La crisi trova quindi le sue radici più profonde nel cuore stesso della magistratura italiana. E nell’incapacità delle sue suoi componenti  – correnti, associazione, singoli uffici –  di procedere a una dolorosa ma necessaria revisione critica e soprattutto auto-critica.

Per anni, forse decenni, la magistratura è stata impegnata a difendersi dalle mire di controllo o dagli attacchi della politica. Che in essa vedeva ciò che nessuna magistratura può essere : o un indispensabile strumento di potere  o un avversario acerrimo da combattere e ridurre al silenzio o all’ossequio.

Estenuati da anni di difesa dalle mire della politica

In questo sforzo protrattosi per decenni, la magistratura si è andata estenuando, è andata perdendo le caratteristiche di vivacità e orgogliosa  indipendenza. Che la Costituzione sembrava averle miracolosamente assicurato.

Gli uomini migliori della magistratura si sono battuti, anche a costo della vita, per affermare in Italia la supremazia della legalità, della rule of law.

Che questa battaglia sia stata vinta è discutibile. Certo è che i giudici o l’idea stessa che i giudici devono avere della propria funzione si è andata progressivamente indebolendo e degradando.

E’ successo qualcosa di simile a quanto accade dopo anni di lotte feroci tra avversari che – alla fine – si ritrovano così simili, e non per gli aspetti migliori, da convincersi  che è inutile continuare nella lotta ed è meglio trovare un accordo.

Non è un caso che manchi da tempo una riflessione, una indagine sociologica approfondita e autorevole, sulle trasformazioni subite dal corpo giudiziario negli ultimi decenni.

Falcone e Borsellino ridotti a icone

Ci si limita in genere a invocare Falcone e Borsellino, ridotti a icone di quelle stesse qualità coraggiosamente costituzionali che oggi sembrano far difetto nei loro eredi.

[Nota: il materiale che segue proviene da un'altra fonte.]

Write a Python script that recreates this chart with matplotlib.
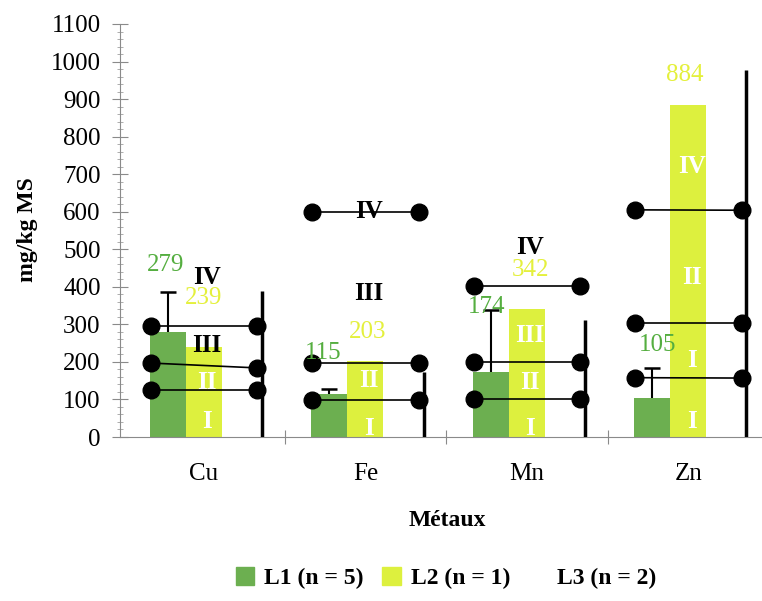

Si può solo constatare che quella magistratura battagliera non esiste più. Che è stata travolta dalla sua stessa lotta. Che – tecnicamente molto preparata – rischia oggi di somigliare molto da vicino a quella formata da funzionari/specialisti, da cui a suo tempo metteva  in guardia Giuseppe Maranini nel suo ‘Magistrati o funzionari ?’.

La domanda oggi riguarda proprio la composizione del corpo giudiziario, la sua psicologia, le pulsioni, le ideologie, le ambizioni, le motivazioni, le culture che vi prevalgono.

Oggi si può solo dire  – o almeno sospettare – che i vizi clamorosi emersi in seno al CSM e all’associazione nazionale magistrati, abbiano origine proprio all’interno di quel corpo che ci si ostina, superficialmente, a dichiarare ‘complessivamente sano’. Ignorando il tumore che lo consuma da dentro.

Occorre dunque non contentarsi di affidare al legislatore (oggi alle prese con analoghe difficoltà ) il tentativo di riportare la magistratura entro l’ambizioso e generoso  disegno tracciato dai Padri Costituenti.

E’ necessario, piuttosto, procedere a un esame complessivo di quel corpo evidentemente malato: malato culturalmente, psicologicamente, ideologicamente e – last but not least – malato politicamente, in quanto incapace di instaurare un rapporto sano e fecondo, non oppositivo né complice,  con la politica e col potere.